Erez Speiser

Erez Speiser – The Sanhedrin Trail

Erez Speiser – The Sanhedrin Trail

Israel is blessed with several multi-day Hiking tracks. The Golan trail (125 Km), The Jesus trail (65 Km) and the world-famous Israel National Trail (INT), approximately 1,100 km long, named by National Geographic as one of the 20 best “epic hiking trails” in the world!!

On 22/April/2018 a new member formally joined this group: The Sanhedrin Trail.
The trail crosses the lower Galilee area following sites associated with the Sanhedrin. Although formally launched, the project is not finished yet, as I will highlight during this column.

The project is managed by the Israel Antiquities Authority. I have spoken with them recently to bring the most accurate information regarding the project’s status.
They were very cooperative, and I could feel their passion and dedication to the project.

The Sanhedrin was an assembly of seventy-one rabbis appointed to sit as a tribunal in the ancient Land of Israel. They began operating during the Second Temple period. Sanhedrin assembly met regularly in the Temple in Jerusalem. After the failure of the Bar Kokhba Revolt (136 CE), the Great Sanhedrin moved to the Galilee area and operated for almost 300 years in several locations across the lower Galilee, until 425 CE.

The new trail gives us a good mix of beautiful scenery and Jewish history of the period.
The trail is nicknamed by some as the three 70’s trail:

  • Launched on Israel’s 70 birthday.
  • Follows the 70 members of the Sanhedrin
  • The trail is about 70 Km long

The Trails starts at Beit Shearim near Tivon and ends after about 70 Km in ancient Tiberias. The difficulty level is medium. The terrain is relatively easy, mostly on dirt roads and without any big climbs, but the daily hiking distances are not short and vary between 15 and 25 Km.

The trail is described by its creators as Israel’s first “Smart Trail”. The trail is accompanied by a mobile friendly website. The website has a live map that shows your actual location on the trail for easier and safer navigation. Each landmark along the trail has an information page that includes text information about the landmark. Some locations have in addition: Pictures, Voice guidance, riddles, Videos and in the future, augmented reality that is supposed to show a virtual reconstruction of heritage sites, integrate virtual guides for children along the route and bring to life prominent scholars.

The multi-media information is now limited only to a few landmarks, but it is continuously expanded with the target to finish everything until the end of 2018.

The website is only in Hebrew, but English is planned to be added in the future.

Smark-Stones.-Photo-By-Antiquities-Authority

The attractions along the trail are marked on decorated rocks that blend nicely to the surrounding nature and provide explanations about each site.

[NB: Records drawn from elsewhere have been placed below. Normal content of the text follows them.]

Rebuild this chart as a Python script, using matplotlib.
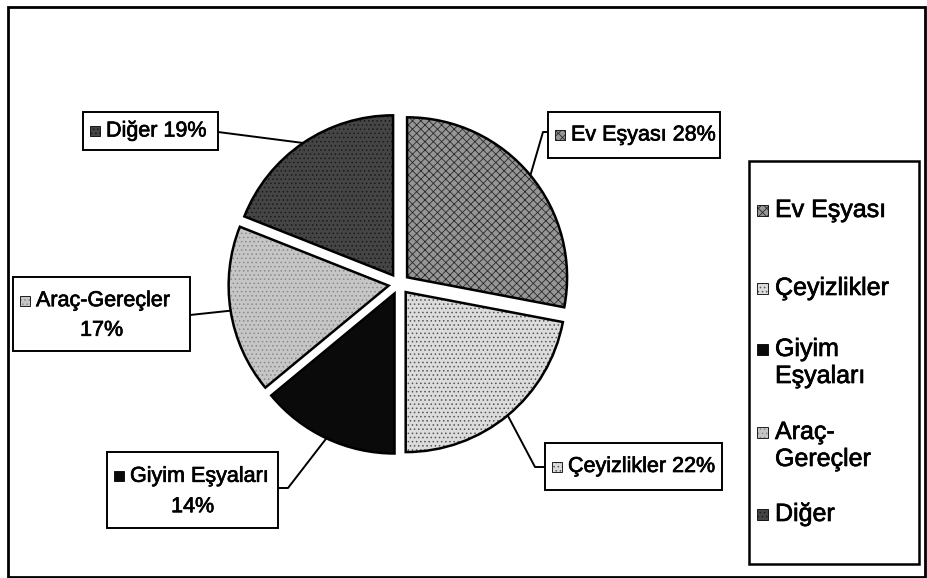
import matplotlib
matplotlib.use("Agg")
import matplotlib.pyplot as plt
import matplotlib.patheffects as pe
from matplotlib.patches import Rectangle
import numpy as np

plt.rcParams['font.family'] = ['Liberation Sans', 'DejaVu Sans']
plt.rcParams['hatch.linewidth'] = 0.6

# data
categories = ["Ev Eşyası", "Çeyizlikler", "Giyim Eşyaları", "Araç-Gereçler", "Diğer"]
percents = [28, 22, 14, 17, 19]
legend_labels = ["Ev Eşyası", "Çeyizlikler", "Giyim\nEşyaları", "Araç-\nGereçler", "Diğer"]
wrap_label = [False, False, True, True, False]

# styles
face_colors = ["#969696", "#dcdcdc", "#0a0a0a", "#c6c6c6", "#454545"]
hatches = ["xxxx", "....", None, "....", "...."]
hatch_colors = ["#2a2a2a", "#555555", "#000000", "#8a8a8a", "#1a1a1a"]

W, H = 927, 578
def Y(py):
    return H - py

fig = plt.figure(figsize=(W / 100, H / 100), dpi=100)
ax = fig.add_axes([0, 0, 1, 1])

# explode is in data units (pixels here)
wedges, _ = ax.pie(percents, explode=[10.5] * len(percents), startangle=90,
                   counterclock=False, center=(399, Y(284)), radius=160,
                   wedgeprops=dict(edgecolor="black", linewidth=1.8),
                   colors=face_colors)
for w, h, hc in zip(wedges, hatches, hatch_colors):
    if h:
        w.set_hatch(h)
        w._hatch_color = matplotlib.colors.to_rgba(hc)

ax.set_xlim(0, W)
ax.set_ylim(0, H)
ax.set_aspect("auto")
ax.axis("off")

thick = [pe.withStroke(linewidth=0.5, foreground="black")]

# outer frame
ax.add_patch(Rectangle((8, Y(577)), 917, 570, fill=False, edgecolor="black", linewidth=2))

def marker(x, yc, i, size=10):
    r = Rectangle((x, Y(yc) - size / 2), size, size, facecolor=face_colors[i],
                  edgecolor="black", linewidth=0.6, zorder=5)
    if hatches[i]:
        r.set_hatch(hatches[i])
        r._hatch_color = matplotlib.colors.to_rgba(hatch_colors[i])
    ax.add_patch(r)

# data label boxes (x0, top, x1, bottom) in pixels
label_boxes = [(548, 112, 720, 158), (545, 443, 722, 490), (107, 452, 278, 528),
               (13, 277, 190, 351), (83, 112, 218, 150)]
# leader: anchor on box, optional elbow x
anchors = [(548, 132, 543), (545, 467, 535), (278, 488, 288), (190, 315, None), (218, 132, None)]

label_fs = 15.5
for i, (w, box, anc) in enumerate(zip(wedges, label_boxes, anchors)):
    x0, t, x1, b = box
    ax.add_patch(Rectangle((x0, Y(b)), x1 - x0, b - t, facecolor="white",
                           edgecolor="black", linewidth=1.4, zorder=3))
    if wrap_label[i]:
        y1 = t + (b - t) * 0.32
        y2 = t + (b - t) * 0.72
        marker(x0 + 7, y1, i)
        ax.text(x0 + 23, Y(y1), categories[i], fontsize=label_fs, va="center",
                ha="left", zorder=6, path_effects=thick)
        ax.text((x0 + x1) / 2, Y(y2), f"{percents[i]}%", fontsize=label_fs,
                va="center", ha="center", zorder=6, path_effects=thick)
    else:
        yc = (t + b) / 2
        marker(x0 + 7, yc, i)
        ax.text(x0 + 23, Y(yc), f"{categories[i]} {percents[i]}%", fontsize=label_fs,
                va="center", ha="left", zorder=6, path_effects=thick)
    ang = np.deg2rad((w.theta1 + w.theta2) / 2)
    cx, cy = w.center
    ex, ey = cx + w.r * np.cos(ang), cy + w.r * np.sin(ang)
    ax_, ay_, elbow = anc
    xs = [ax_] + ([elbow] if elbow is not None else []) + [ex]
    ys = [Y(ay_)] + ([Y(ay_)] if elbow is not None else []) + [ey]
    ax.plot(xs, ys, color="black", linewidth=1.4, zorder=2)

# legend
ax.add_patch(Rectangle((749, Y(564)), 170, 403, fill=False, edgecolor="black", linewidth=1.8))
legend_fs = 18
line_h = 27
legend_y = [210, 288, 349, 432, 514]
for i, (lab, y) in enumerate(zip(legend_labels, legend_y)):
    marker(757, y, i, size=11)
    for k, ln in enumerate(lab.split("\n")):
        ax.text(775, Y(y + k * line_h), ln, fontsize=legend_fs, va="center", ha="left",
                path_effects=thick)

fig.savefig("out.png", dpi=100)
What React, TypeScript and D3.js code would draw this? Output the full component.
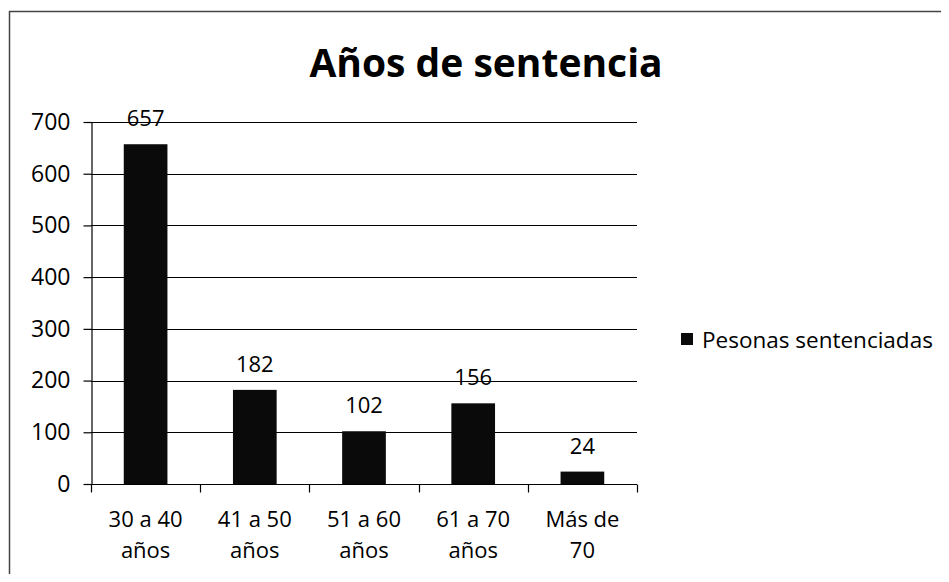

They should also interact with the above-mentioned website.

The markers of the trail are also innovative:

  • Green arrows – Pointing to the starting point & symbolize the Green scenery of the Galilee.
  • Blue arrows – Pointing to the ending point & symbolize the strive to spiritualty.
  • Red Menorah – Placed between the arrows and symbolizes Chazal and Sanhedrin

The way-marking of the full 70 Km is not complete yet. This again is aimed to be completed until the end of 2018.

3D Models of Tiberius Theatre. Photo by Jacob Shmidov

Trail itinerary and the main landmarks on each day:

Trail itinerary and the main landmarks on each day:

  • Day 1 – From Beit Shearim to Ancient Usha:
    • Beit Shearim National Park.
    • Alexander Zaid Statue.
    • Ancient Usha.
  • Day 2 – From old Usha to Yodfat:
    • Mount Atzmon.
    • Ancient Yodfat.
  • Day 3 – From Yodfat to Zipori:
    • Rabi Yehuda H’anasi Tomb.
    • Wadi Zipori.
    • Ancient Ziporri National park.
  • Day 4 – Zipori to Arbel:
    • Zipori aqueduct.
    • Karnei Hitim.
    • Arbel ancient synagogue.
  • Day 5 – Arbel to Tiberias:
    • Great Views down to the sea of Galilee.
    • Ancient Tiberias.

Each section or landmark can be done separately, making the project attractive to a wide range of people. Ranging from just a family visit to an archeological site up to an epic 5 days hiking track.

Ancient Tiberius. Photo By Antiquities Authority

In my opinion the project was launched pre-maturely. Too many things are still missing.  Mainly full way-marking from start to finish, a decent map and additional languages on the website.
But I am sure that the good people of the Antiquities Authority that are deeply committed to the project, will get the job done in the foreseen future.

Young-students-on-the-trail.-Photo-By-Antiquities-Authority

However, we can enjoy some of the sections/landmarks already. The main recommendations for now are:

  • Ancient Usha – a newly revealed archeological site.
  • Ancient Tiberias – for this landmark the web site is in better form.
  • The trail from Arbel to Tiberias is relatively better way-marked and provides great views down to the sea of Galilee.



I will revisit the issue towards the end of the year and update the post accordingly.